Mogadishu – At least four people were killed on Thursday when heavily armed fighters from the Al-Shabaab jihadist group raided a town near Somalia’s capital Mogadishu, police said.
The attack came with the troubled country in the grip of an escalating political crisis pitting the president against the prime minister.
The attackers, armed with machine guns and RPG rocket-launchers, raided the town of Balcad, about 30 kilometres (18 miles) north of Mogadishu, police and witnesses said.
Four people, including two members of the security forces, were killed and eight others wounded, police officer Abdullahi Mohamed told AFP by phone.
The militants targeted government security checkpoints in the early morning raid “to terrorise the public”, said Mohamed.
“The situation returned to normal now and the government forces are in full control,” he added.
Witnesses said the al-Qaeda linked jihadists managed to enter some parts of the town, which lies along a road north of the capital linking Mogadishu to rest of the country, before they were repelled.
“There was heavy fighting but the fighters later pulled back and the situation is quiet now,” said one resident, Hussein Abdikarin.
Another witness, Shamso Ali, said they were woken by heavy blasts and the sound of machine gun fire as the militants entered the town.
“We were shocked to see this happening but thanks to God, we remained at safety inside our houses until the fighting was over,” he said.
Al-Shabaab issued a statement claiming responsibility for the attack.
Refrain from ‘provocative actions’
President Mohamed Abdullahi Mohamed and Prime Minister Mohamed Hussein Roble are locked in a festering feud over long-delayed elections in the Horn of Africa nation.
The president, better known as Farmajo, this week announced he was suspending the premier, accusing him of trying to influence a probe into a scandal involving army-owned land.
Roble in turn accused Farmajo of an “attempted coup”.
Indirect elections for the lower house of parliament were supposed to have been completed this month but only a fraction of the 275 seats have been filled.
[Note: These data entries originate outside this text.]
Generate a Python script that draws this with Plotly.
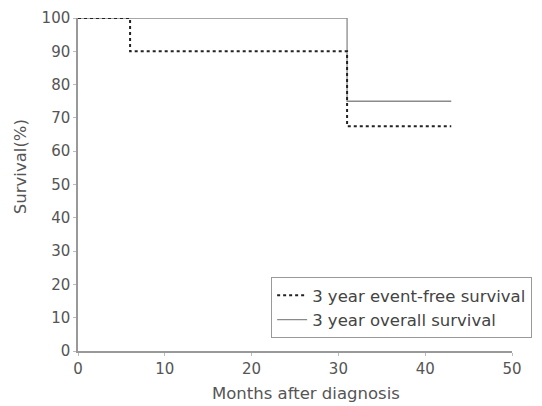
import plotly.graph_objects as go

efs_months = [0, 6, 6, 31, 31, 43]
efs_surv = [100, 100, 90, 90, 67.5, 67.5]
os_months = [0, 31, 31, 43]
os_surv = [100, 100, 75, 75]

x_ticks = [0, 10, 20, 30, 40, 50]
y_ticks = list(range(0, 101, 10))

x_title = "Months after diagnosis"
y_title = "Survival(%)"

fig = go.Figure()
fig.add_trace(go.Scatter(x=os_months, y=os_surv, mode="lines",
                         name="3 year overall survival", legendrank=2,
                         line=dict(color="#8a8a8a", width=1.3)))
fig.add_trace(go.Scatter(x=efs_months, y=efs_surv, mode="lines",
                         name="3 year event-free survival", legendrank=1,
                         line=dict(color="#222222", width=2, dash="dot")))

base_font = dict(family="DejaVu Sans, sans-serif", size=15, color="#555555")
fig.update_layout(
    width=534, height=398,
    margin=dict(l=70, r=30, t=10, b=55),
    paper_bgcolor="white", plot_bgcolor="white",
    font=base_font,
    showlegend=True,
    legend=dict(x=0.445, y=0.039, xanchor="left", yanchor="bottom",
                bordercolor="#999999", borderwidth=1, bgcolor="white",
                font=dict(size=16.5, color="#444444"), tracegroupgap=0,
                itemwidth=30),
    xaxis=dict(range=[0, 50], tickvals=x_ticks, showgrid=False, zeroline=False,
               showline=True, linecolor="#999999", linewidth=1.5,
               ticks="outside", ticklen=3, tickcolor="#bbbbbb", automargin=False,
               tickfont=dict(size=15)),
    yaxis=dict(range=[0, 100], tickvals=y_ticks, showgrid=False, zeroline=False,
               showline=True, linecolor="#999999", linewidth=1.5,
               ticks="outside", ticklen=3, tickcolor="#bbbbbb", automargin=False,
               tickfont=dict(size=15)),
    annotations=[
        dict(text=x_title, xref="paper", yref="paper", x=0.525, y=-0.129,
             xanchor="center", yanchor="middle", showarrow=False,
             font=dict(size=16.5, color="#555555")),
        dict(text=y_title, xref="paper", yref="paper", x=-0.131, y=0.5526,
             xanchor="center", yanchor="middle", showarrow=False, textangle=-90,
             font=dict(size=16.5, color="#555555")),
    ],
)
fig.write_html("out.html")
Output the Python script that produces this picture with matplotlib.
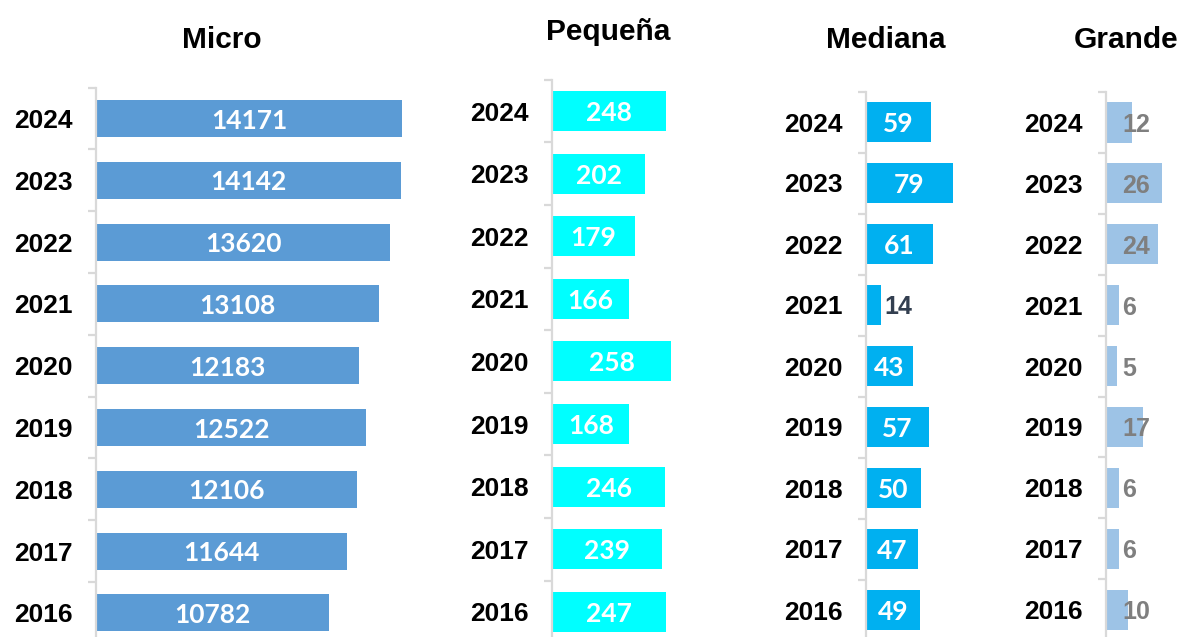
import matplotlib
matplotlib.use("Agg")
import matplotlib.pyplot as plt

years = ["2024", "2023", "2022", "2021", "2020", "2019", "2018", "2017", "2016"]
micro = [14171, 14142, 13620, 13108, 12183, 12522, 12106, 11644, 10782]
pequena = [248, 202, 179, 166, 258, 168, 246, 239, 247]
mediana = [59, 79, 61, 14, 43, 57, 50, 47, 49]
grande = [12, 26, 24, 6, 5, 17, 6, 6, 10]

titles = ["Micro", "Pequeña", "Mediana", "Grande"]

W, H = 1183, 637
DPI = 100
fig = plt.figure(figsize=(W / DPI, H / DPI), dpi=DPI)

TITLE_FONT = "Liberation Sans"
VAL_FONT = "Lato"
GRID = "#D9D9D9"

# panel layout in pixels: left, top, width, spacing, xmax, bar height
panels = [
    dict(data=micro, color="#5B9BD5", left=96, top=87.6, width=330, sp=61.8, xmax=15283, bh=0.60,
         mode="center", title_xy=(222, 36.5)),
    dict(data=pequena, color="#00FFFF", left=552, top=79.7, width=130, sp=62.6, xmax=282, bh=0.64,
         mode="center", title_xy=(608, 29)),
    dict(data=mediana, color="#00B0F0", left=866, top=91.5, width=100, sp=61.0, xmax=91, bh=0.66,
         mode="mixed", title_xy=(885.5, 37.5)),
    dict(data=grande, color="#9DC3E6", left=1106, top=92, width=70, sp=60.9, xmax=32.5, bh=0.66,
         mode="fixed", title_xy=(1126, 37.5)),
]

for p, title in zip(panels, titles):
    h = 9 * p["sp"]
    rect = [p["left"] / W, 1 - (p["top"] + h) / H, p["width"] / W, h / H]
    ax = fig.add_axes(rect)
    ys = list(range(len(years)))
    ax.barh(ys, p["data"], height=p["bh"], color=p["color"], edgecolor="none", zorder=2)
    ax.set_ylim(8.5, -0.5)
    ax.set_xlim(0, p["xmax"])
    for s in ["top", "right", "bottom"]:
        ax.spines[s].set_visible(False)
    ax.spines["left"].set_color(GRID)
    ax.spines["left"].set_linewidth(1.6)
    ax.set_xticks([])
    ax.set_yticks(ys)
    ax.set_yticklabels(years, fontfamily=TITLE_FONT, fontweight="bold", fontsize=19, color="black",
                       va="center_baseline")
    ax.tick_params(axis="y", which="major", length=0, pad=17)
    ax.set_yticks([y - 0.5 for y in ys] + [8.5], minor=True)
    ax.tick_params(axis="y", which="minor", length=6, width=1.6, color=GRID, direction="out")
    ax.patch.set_alpha(0)

    for y, v in zip(ys, p["data"]):
        if p["mode"] == "center" or (p["mode"] == "mixed" and v >= 20):
            ax.text(v / 2, y, str(v), ha="center", va="center_baseline", color="white",
                    fontfamily=VAL_FONT, fontweight="bold", fontsize=19, zorder=3)
        elif p["mode"] == "mixed":
            ax.annotate(str(v), xy=(v, y), xytext=(3, 0), textcoords="offset pixels",
                        ha="left", va="center_baseline", color="#333F50",
                        fontfamily=TITLE_FONT, fontweight="bold", fontsize=18, zorder=3)
        else:
            ax.annotate(str(v), xy=(0, y), xytext=(16, 0), textcoords="offset pixels",
                        ha="left", va="center_baseline", color="#7F7F7F",
                        fontfamily=TITLE_FONT, fontweight="bold", fontsize=18, zorder=3)

    tx, ty = p["title_xy"]
    fig.text(tx / W, 1 - ty / H, title, ha="center", va="center_baseline",
             fontfamily=TITLE_FONT, fontweight="bold", fontsize=21.5, color="black")

fig.savefig("out.png", dpi=DPI)
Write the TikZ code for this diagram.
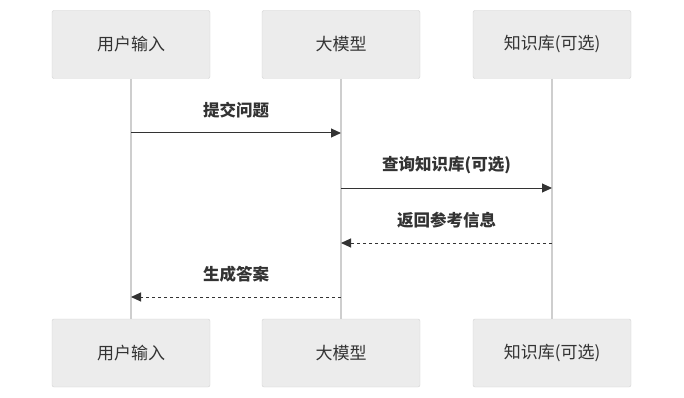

Relations between the two leaders have long been frosty, with the latest developments raising fresh fears among international partners that the government could be distracted from its fight against the jihadist insurgency.
The international community including the United States has voiced alarm about the crisis, with Washington calling for the rival sides to avoid “escalatory actions” and for security forces to remain neutral.
Britain’s Minister for Africa Vicky Ford said on Thursday she had spoken to Roble and voiced support for an urgent meeting to address the electoral impasse.
“All parties must refrain from provocative actions and avoid violence,” she said on Twitter.
Al-Shabaab has been waging a violent campaign against the country’s fragile government since 2007 but was driven out of Mogadishu in 2011 after an offensive by an African Union force.
However the insurgents retain control of vast rural areas of Somalia, from which they frequently launch deadly attacks in the capital and elsewhere against civilian, military and government targets.
The extremists last month claimed a deadly car bombing near a school in Mogadishu that killed eight people and injured a number of students.
The militants also claimed two attacks in September that together killed 17 people.